- Juvenile Court
- Diversion Program
- Truancy Intervention
The Truancy Intervention program supports school districts in Greene County by actualizing the requirements of House Bill 410 (HB410) with a focus on reducing barriers to school attendance and diverting youth and families away from court involvement.
WHAT IS HOUSE BILL 410?
HB410 is a bill that was put into place in 2018. It changed the way schools looked at and responded to absences in schools. For example, calculating absences changed from adding up missed days, to racking each hour missed from school. Additionally, each of these hours are placed into three categories to help schools identify types of absences:
1) Medically Excused - any absence that is accompanied by a note from a medical provider is categorized as medically excused and does not count against attendance.
2) Excessive Absences - this category includes every hour out of school for any reason, except medically excused.
3) Habitual Absences - these absences are not accounted for by a parent note, medical note or approved vacation form.
Another big part of HB410 was the introduction of the Attendance Intervention Plan (AIP) process for Habitual Absences. This gives students and families an opportunity to connect with community supports to improve attendance before the school is able to send the referral to the juvenile court.
The Truancy Intervention Program serves as a function of the Greene County Juvenile Court Diversion Program. The Truancy Interventionist works with area school districts, the Greene County Educational Services Center and various social service agencies to address barriers to school truancy. Students and families may be referred to the Truancy Program after the student has been defined as habitually truant according to HB410. A student is considered habitually truant if they missed:
- Thirty (3) unexcused hours in a row - roughly five (5) consecutive school days.
- Forty-two (42) unexcused hours in a month - around seven (7) days in a month.
- Seventy-two (72) unexcused hours in a year.
Mediation - The Truancy Intervention Program offers Truancy Mediation to help schools and families create supportive Attendance Intervention Plans (AIP) that can reduce the barriers affecting attendance. Schools and families can engage in mediation at various points in the truancy process as a way to divert youth and families away from court involvement.
Preparing Our Kids for Success - there is brief instruction for parents of students with truancy issues to give parents additional tools to motivate students and strengthen school-parent communication.
Parenting the Love and Logic Way - The 6-week class meets in person one day a week. This program gives parents practical skills that can be used immediately. Parents that are struggling with other behaviors in additional to truancy could benefit from attending this class.
Attendance and Intervention Plan (AIP) - Truancy mediation provides an unbiased, third party support.

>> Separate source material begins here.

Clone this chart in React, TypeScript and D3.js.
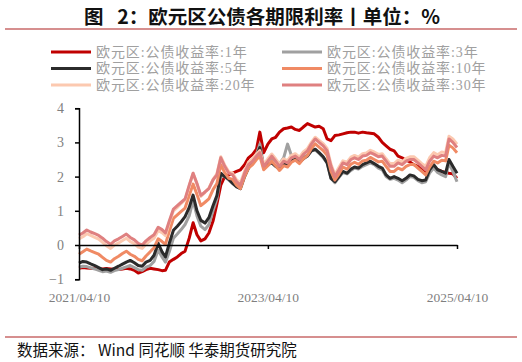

School and families can take part in Truancy Mediation as a way to develop a supportive and agreed upon AIP to be put in place at the school level for the next 60 days. Schools or families have the ability to request mediation with the Truancy Program once an AIP has been scheduled as a way to facilitate the process.
Alterative to Adjudication Mediation - If the AIP has been determined unsuccessful and the school has sent a Diversion referral to the Court, a youth identified as low-risk may be considered for Truancy Mediation to re-evaluate the AIP.
STEP 1: The truancy process begins once a student has been identified as habitually truant. At that point, the school will reach out to the parent/guardian and invite them to participate in a meeting with the school's Absence Intervention Team. This team includes: the parent, the student (middle and high school), a school representative and a school staff member that has a relationship with the student. At the meeting, a plan will be developed that identifies barriers to attendance and supports to address those barriers. The school, student and family have 60 days to work this the plan.
STEP 2: If the plan is not maintained by the student or family, the school has the option of sending a truancy referral to the Greene County Juvenile Court.
STEP 3: After the referral is received, and assessment and family meeting is set up with the family to identify areas of risk and need for the student. Based on the assessment results, students and families can be referred to various programs and services such as:
- Community Supports
- Short-Term Diversion
- Truancy Diversion
- Creation of an Individualized Service Plan
STEP 4: Failure to work with Truancy Intervention staff could result in the Truancy Referral being considered for a hearing in formal court.